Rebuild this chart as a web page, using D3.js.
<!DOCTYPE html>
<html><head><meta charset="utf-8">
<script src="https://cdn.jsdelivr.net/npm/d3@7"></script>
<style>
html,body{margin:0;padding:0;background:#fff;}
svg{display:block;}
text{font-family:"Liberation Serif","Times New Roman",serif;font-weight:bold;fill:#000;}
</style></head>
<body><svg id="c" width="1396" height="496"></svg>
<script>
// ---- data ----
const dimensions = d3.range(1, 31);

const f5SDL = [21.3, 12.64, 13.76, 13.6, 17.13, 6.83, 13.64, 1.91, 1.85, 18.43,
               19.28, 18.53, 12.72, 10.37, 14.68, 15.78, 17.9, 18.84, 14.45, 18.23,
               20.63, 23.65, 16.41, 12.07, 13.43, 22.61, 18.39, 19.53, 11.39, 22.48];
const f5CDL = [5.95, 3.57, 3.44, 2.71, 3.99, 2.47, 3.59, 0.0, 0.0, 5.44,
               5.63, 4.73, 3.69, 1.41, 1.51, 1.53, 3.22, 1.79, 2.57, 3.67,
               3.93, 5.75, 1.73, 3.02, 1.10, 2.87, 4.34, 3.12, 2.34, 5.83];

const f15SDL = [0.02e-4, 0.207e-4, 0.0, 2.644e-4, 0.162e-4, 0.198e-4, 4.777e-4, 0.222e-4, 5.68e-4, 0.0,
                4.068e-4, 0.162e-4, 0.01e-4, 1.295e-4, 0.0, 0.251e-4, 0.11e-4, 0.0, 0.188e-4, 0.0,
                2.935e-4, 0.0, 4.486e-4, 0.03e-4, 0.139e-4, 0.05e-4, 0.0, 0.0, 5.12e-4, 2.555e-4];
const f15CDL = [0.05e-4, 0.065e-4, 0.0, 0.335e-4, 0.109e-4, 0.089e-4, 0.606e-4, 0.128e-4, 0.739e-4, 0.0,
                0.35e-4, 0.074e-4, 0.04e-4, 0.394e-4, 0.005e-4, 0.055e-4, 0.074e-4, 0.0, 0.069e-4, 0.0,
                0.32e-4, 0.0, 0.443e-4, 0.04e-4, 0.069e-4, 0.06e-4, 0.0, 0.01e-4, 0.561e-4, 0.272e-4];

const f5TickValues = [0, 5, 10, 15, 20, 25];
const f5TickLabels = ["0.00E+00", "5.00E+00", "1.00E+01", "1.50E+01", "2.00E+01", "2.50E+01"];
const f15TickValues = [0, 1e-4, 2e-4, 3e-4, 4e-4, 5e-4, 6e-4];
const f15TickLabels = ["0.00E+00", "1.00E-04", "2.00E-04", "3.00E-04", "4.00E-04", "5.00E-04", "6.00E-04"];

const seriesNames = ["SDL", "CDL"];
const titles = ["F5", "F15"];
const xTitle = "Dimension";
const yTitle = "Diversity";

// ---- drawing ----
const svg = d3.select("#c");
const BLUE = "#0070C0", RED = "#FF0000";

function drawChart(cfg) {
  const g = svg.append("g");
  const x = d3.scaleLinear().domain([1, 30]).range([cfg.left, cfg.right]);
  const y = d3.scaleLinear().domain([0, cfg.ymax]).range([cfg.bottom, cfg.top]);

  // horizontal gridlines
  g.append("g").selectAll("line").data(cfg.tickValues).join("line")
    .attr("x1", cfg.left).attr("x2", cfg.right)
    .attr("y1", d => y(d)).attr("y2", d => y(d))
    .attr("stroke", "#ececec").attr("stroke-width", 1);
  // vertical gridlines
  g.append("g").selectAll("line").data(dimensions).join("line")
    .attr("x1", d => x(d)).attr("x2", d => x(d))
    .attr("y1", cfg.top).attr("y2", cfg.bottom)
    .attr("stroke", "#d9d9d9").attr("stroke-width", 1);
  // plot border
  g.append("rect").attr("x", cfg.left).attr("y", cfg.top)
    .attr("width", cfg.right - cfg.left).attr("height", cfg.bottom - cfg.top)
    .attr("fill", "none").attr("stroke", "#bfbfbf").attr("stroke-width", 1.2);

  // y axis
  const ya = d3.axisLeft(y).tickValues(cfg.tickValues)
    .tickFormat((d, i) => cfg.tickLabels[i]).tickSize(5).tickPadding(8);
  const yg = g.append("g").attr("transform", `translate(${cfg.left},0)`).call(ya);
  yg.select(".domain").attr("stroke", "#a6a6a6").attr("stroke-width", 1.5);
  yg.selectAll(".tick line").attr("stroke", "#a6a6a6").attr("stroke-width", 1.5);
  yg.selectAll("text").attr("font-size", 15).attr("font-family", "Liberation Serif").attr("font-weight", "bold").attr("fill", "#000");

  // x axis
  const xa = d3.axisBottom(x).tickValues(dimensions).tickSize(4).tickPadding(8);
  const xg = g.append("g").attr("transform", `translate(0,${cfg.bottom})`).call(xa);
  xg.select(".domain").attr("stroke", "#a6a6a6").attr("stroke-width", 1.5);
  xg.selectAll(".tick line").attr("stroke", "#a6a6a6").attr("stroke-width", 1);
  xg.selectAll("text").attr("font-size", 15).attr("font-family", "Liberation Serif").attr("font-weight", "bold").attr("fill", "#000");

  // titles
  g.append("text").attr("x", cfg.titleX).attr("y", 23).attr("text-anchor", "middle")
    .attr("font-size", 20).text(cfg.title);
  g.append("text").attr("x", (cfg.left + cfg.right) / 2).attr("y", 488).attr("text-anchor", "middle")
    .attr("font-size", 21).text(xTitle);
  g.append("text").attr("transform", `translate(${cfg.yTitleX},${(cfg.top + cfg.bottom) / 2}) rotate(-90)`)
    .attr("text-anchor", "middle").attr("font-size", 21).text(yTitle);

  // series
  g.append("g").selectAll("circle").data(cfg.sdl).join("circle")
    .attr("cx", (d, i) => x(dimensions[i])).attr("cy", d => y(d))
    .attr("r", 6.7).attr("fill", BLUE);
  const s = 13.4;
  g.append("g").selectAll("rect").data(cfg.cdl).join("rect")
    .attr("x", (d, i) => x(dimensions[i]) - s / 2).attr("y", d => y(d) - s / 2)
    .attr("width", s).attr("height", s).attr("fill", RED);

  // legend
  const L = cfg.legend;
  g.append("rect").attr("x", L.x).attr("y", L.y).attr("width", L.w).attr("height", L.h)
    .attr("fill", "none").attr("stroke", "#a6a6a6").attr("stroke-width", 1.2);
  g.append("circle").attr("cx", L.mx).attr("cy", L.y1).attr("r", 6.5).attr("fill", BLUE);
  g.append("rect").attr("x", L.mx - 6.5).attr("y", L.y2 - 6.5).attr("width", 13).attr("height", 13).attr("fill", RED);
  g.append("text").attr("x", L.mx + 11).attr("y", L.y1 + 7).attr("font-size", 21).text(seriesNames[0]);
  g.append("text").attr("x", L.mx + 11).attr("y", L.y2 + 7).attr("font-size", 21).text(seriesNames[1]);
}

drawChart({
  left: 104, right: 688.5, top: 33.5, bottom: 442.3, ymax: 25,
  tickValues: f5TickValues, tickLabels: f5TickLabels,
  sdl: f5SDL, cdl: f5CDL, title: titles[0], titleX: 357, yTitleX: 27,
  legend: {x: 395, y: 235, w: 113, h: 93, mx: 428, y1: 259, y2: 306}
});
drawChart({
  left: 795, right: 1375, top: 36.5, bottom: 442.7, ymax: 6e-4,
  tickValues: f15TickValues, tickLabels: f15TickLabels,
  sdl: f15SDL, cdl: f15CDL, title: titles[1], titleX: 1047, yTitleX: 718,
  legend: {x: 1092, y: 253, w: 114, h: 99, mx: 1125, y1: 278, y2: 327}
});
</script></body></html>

-=-=-

= JOB =
Each line from the top of the material above through the line with "const dimensions = d3.range(1, 31);" must be echoed exactly, and no other line.

= OUTPUT FOR THIS EXERCISE =
Rebuild this chart as a web page, using D3.js.
<!DOCTYPE html>
<html><head><meta charset="utf-8">
<script src="https://cdn.jsdelivr.net/npm/d3@7"></script>
<style>
html,body{margin:0;padding:0;background:#fff;}
svg{display:block;}
text{font-family:"Liberation Serif","Times New Roman",serif;font-weight:bold;fill:#000;}
</style></head>
<body><svg id="c" width="1396" height="496"></svg>
<script>
// ---- data ----
const dimensions = d3.range(1, 31);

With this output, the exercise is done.